Bridgeport fourth-grade teacher Robert Traber, one of the educators who came out to hear Murphy speak, said, “I’m here to show appreciation for the senator’s work and to debunk the education reformer myth that public schools have failed.” While he acknowledged that there are underperforming schools, he also pointed out that Connecticut’s schools on the whole are some of the best in the world.
North Haven teacher and local Association president Tom Marak joined Blumenthal at the press conference Monday morning and thanked the senator for listening to teachers and parents. He pointed out that DeVos has not been willing to commit to holding all educational institutions to the same standards.
“We can’t forget that the people who will be hurt by this are the students in this country,” Marak said.
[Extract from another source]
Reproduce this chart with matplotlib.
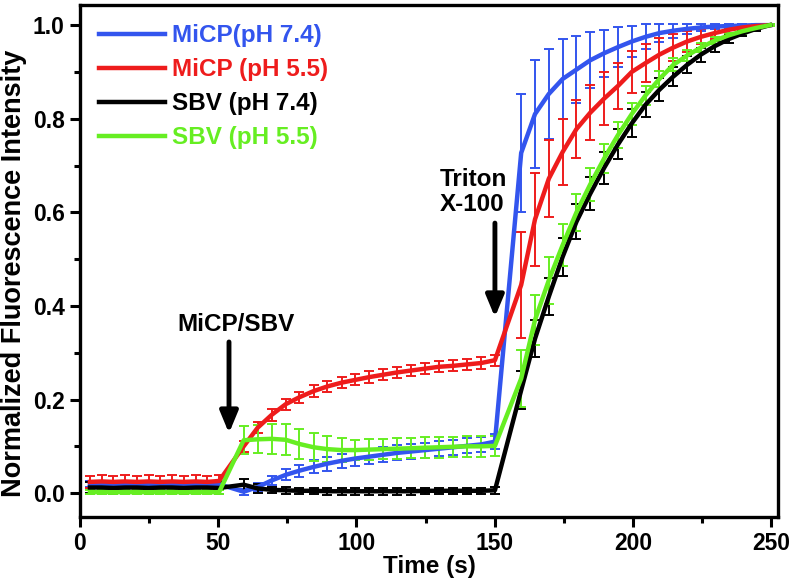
import matplotlib
matplotlib.use("Agg")
import matplotlib.pyplot as plt
from matplotlib.lines import Line2D
from matplotlib.ticker import MultipleLocator

plt.rcParams['font.family'] = ['Liberation Sans', 'DejaVu Sans']
plt.rcParams['font.weight'] = 'bold'

time = [3.6, 7.8, 12.1, 16.3, 20.6, 24.8, 29.0, 33.3, 37.5, 41.8, 46.0, 50.3,
        59.2, 64.3, 69.3, 74.4, 79.4, 84.5, 89.5, 94.6, 99.6, 104.7, 109.7,
        114.8, 119.8, 124.9, 129.9, 135.0, 140.0, 145.1, 150.1,
        159.6, 164.6, 169.6, 174.6, 179.6, 184.6, 189.6, 194.6, 199.6, 204.6,
        209.6, 214.6, 219.6, 224.6, 229.6, 234.6, 239.6, 244.6, 249.6]

micp_74 = [0.019, 0.018, 0.018, 0.019, 0.018, 0.018, 0.019, 0.018, 0.018, 0.019, 0.018, 0.019,
           0.003, 0.013, 0.027, 0.039, 0.048, 0.056, 0.063, 0.069, 0.074, 0.078, 0.082,
           0.086, 0.089, 0.092, 0.095, 0.098, 0.101, 0.104, 0.110,
           0.727, 0.810, 0.853, 0.885, 0.905, 0.925, 0.940, 0.953, 0.965, 0.975,
           0.983, 0.988, 0.992, 0.995, 0.997, 0.998, 0.999, 1.000, 1.000]
micp_74_err = [0.006] * 12 + \
              [0.006, 0.008, 0.010, 0.012, 0.013, 0.014, 0.015, 0.015, 0.016, 0.016, 0.016,
               0.016, 0.016, 0.016, 0.016, 0.016, 0.016, 0.016, 0.016] + \
              [0.126, 0.116, 0.097, 0.085, 0.072, 0.060, 0.050, 0.042, 0.034, 0.027,
               0.020, 0.015, 0.011, 0.008, 0.006, 0.004, 0.003, 0.002, 0.001]

micp_55 = [0.024, 0.025, 0.024, 0.025, 0.024, 0.025, 0.024, 0.025, 0.024, 0.025, 0.024, 0.026,
           0.100, 0.140, 0.167, 0.190, 0.205, 0.218, 0.228, 0.236, 0.242, 0.248, 0.253,
           0.258, 0.262, 0.266, 0.270, 0.272, 0.275, 0.278, 0.284,
           0.445, 0.585, 0.672, 0.729, 0.778, 0.813, 0.843, 0.870, 0.900, 0.919,
           0.937, 0.952, 0.965, 0.975, 0.983, 0.990, 0.995, 0.998, 1.000]
micp_55_err = [0.013] * 12 + [0.012] * 19 + \
              [0.113, 0.100, 0.082, 0.071, 0.062, 0.059, 0.057, 0.050, 0.045, 0.040,
               0.035, 0.028, 0.022, 0.016, 0.012, 0.008, 0.005, 0.003, 0.002]

sbv_74 = [0.012, 0.012, 0.011, 0.012, 0.012, 0.011, 0.012, 0.012, 0.011, 0.012, 0.012, 0.011,
          0.018, 0.010, 0.007, 0.006, 0.005, 0.005, 0.004, 0.004, 0.004, 0.004, 0.004,
          0.004, 0.004, 0.005, 0.005, 0.005, 0.005, 0.005, 0.006,
          0.220, 0.330, 0.420, 0.505, 0.580, 0.640, 0.695, 0.745, 0.790, 0.830,
          0.862, 0.890, 0.915, 0.937, 0.955, 0.970, 0.982, 0.992, 1.000]
sbv_74_err = [0.012] * 12 + \
             [0.012, 0.009, 0.007, 0.007, 0.007, 0.007, 0.007, 0.007, 0.007, 0.007, 0.007,
              0.007, 0.007, 0.007, 0.007, 0.007, 0.007, 0.007, 0.007] + \
             [0.040, 0.040, 0.040, 0.040, 0.038, 0.036, 0.034, 0.032, 0.030, 0.027,
              0.024, 0.021, 0.018, 0.015, 0.012, 0.009, 0.006, 0.004, 0.002]

sbv_55 = [0.002, 0.002, 0.002, 0.002, 0.002, 0.002, 0.002, 0.002, 0.002, 0.002, 0.002, 0.002,
          0.113, 0.115, 0.116, 0.114, 0.105, 0.098, 0.094, 0.092, 0.092, 0.093, 0.094,
          0.095, 0.096, 0.097, 0.098, 0.099, 0.100, 0.100, 0.101,
          0.245, 0.370, 0.455, 0.530, 0.600, 0.660, 0.715, 0.765, 0.810, 0.850,
          0.885, 0.915, 0.935, 0.952, 0.967, 0.978, 0.987, 0.994, 1.000]
sbv_55_err = [0.004] * 12 + \
             [0.030, 0.030, 0.032, 0.033, 0.033, 0.030, 0.028, 0.025, 0.022, 0.022, 0.022,
              0.022, 0.022, 0.022, 0.022, 0.022, 0.022, 0.022, 0.022] + \
             [0.060, 0.053, 0.050, 0.045, 0.040, 0.035, 0.030, 0.027, 0.024, 0.020,
              0.017, 0.014, 0.012, 0.010, 0.008, 0.006, 0.005, 0.003, 0.002]

series = [
    (micp_74, micp_74_err, '#3355ee', 'MiCP(pH 7.4)'),
    (micp_55, micp_55_err, '#ee1c1c', 'MiCP (pH 5.5)'),
    (sbv_74, sbv_74_err, '#000000', 'SBV (pH 7.4)'),
    (sbv_55, sbv_55_err, '#66ee22', 'SBV (pH 5.5)'),
]

fig = plt.figure(figsize=(7.96, 5.82), dpi=100)
ax = fig.add_axes([80 / 796, 1 - 517 / 582, 698 / 796, 512 / 582])

handles = []
for vals, err, col, lab in series:
    ax.errorbar(time, vals, yerr=err, color=col, linewidth=3.2, elinewidth=1.4,
                capsize=3.5, capthick=1.4)
    handles.append(Line2D([], [], color=col, linewidth=3.2, label=lab))

ax.set_xlim(0, 252.5)
ax.set_ylim(-0.051, 1.043)
ax.xaxis.set_major_locator(MultipleLocator(50))
ax.xaxis.set_minor_locator(MultipleLocator(25))
ax.yaxis.set_minor_locator(MultipleLocator(0.1))
ax.set_yticks([0.0, 0.2, 0.4, 0.6, 0.8, 1.0])
ax.set_yticklabels(['0.0', '0.2', '0.4', '0.6', '0.8', '1.0'])
ax.tick_params(which='major', direction='out', length=7, width=2.2, labelsize=16.5, pad=4)
ax.tick_params(which='minor', direction='out', length=4.5, width=2.2)
for s in ax.spines.values():
    s.set_linewidth(2.4)

ax.set_xlabel('Time (s)', fontsize=17.5, fontweight='bold', labelpad=0)
ax.set_ylabel('Normalized Fluorescence Intensity', fontsize=19.5, fontweight='bold')
ax.yaxis.set_label_coords(-0.076, 0.475)

arrow = dict(arrowstyle='-|>,head_length=1.3,head_width=0.54',
             color='black', lw=3.5, shrinkA=0, shrinkB=0)
ax.annotate('', xy=(53.9, 0.128), xytext=(53.9, 0.323), arrowprops=arrow)
ax.text(56.4, 0.36, 'MiCP/SBV', fontsize=17.5, fontweight='bold', ha='center', va='center')

ax.annotate('', xy=(150.1, 0.376), xytext=(150.1, 0.577), arrowprops=arrow)
ax.text(130.2, 0.643, 'Triton\nX-100', fontsize=17.5, fontweight='bold', ha='left',
        va='center', linespacing=1.1)

leg = ax.legend(handles=handles, loc='upper left', bbox_to_anchor=(0.0, 1.0), frameon=False,
                fontsize=17.5, handlelength=2.7, handletextpad=0.3, labelspacing=0.45,
                borderaxespad=0.4, borderpad=0.4)
for txt, (_, _, col, _) in zip(leg.get_texts(), series):
    txt.set_color(col)
    txt.set_fontweight('bold')

fig.savefig('out.png', dpi=100)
“Senator Murphy gets it,” said NEA Director and Bridgeport teacher Gary Peluchette, who, along with fellow NEA Director and Westport teacher John Horrigan, attended the press conference in New Haven.
“I’m thrilled by his responses and his willingness to participate in back-home meetings with us,” Horrigan said. He added that DeVos has demonstrated a “pathetic ignorance about what public schools are. How can we have someone running public education who doesn’t understand public education?”
Waterbury Teachers Association President Kevin Egan also came out of a growing concern over Devos’ characterization of public education as a dead end. “As an advocate for teachers, parents, and students,” he said, “that concerns me deeply.”
Horrigan added, “It’s time to stop talking only to each other and start talking to legislators—people who make decisions.”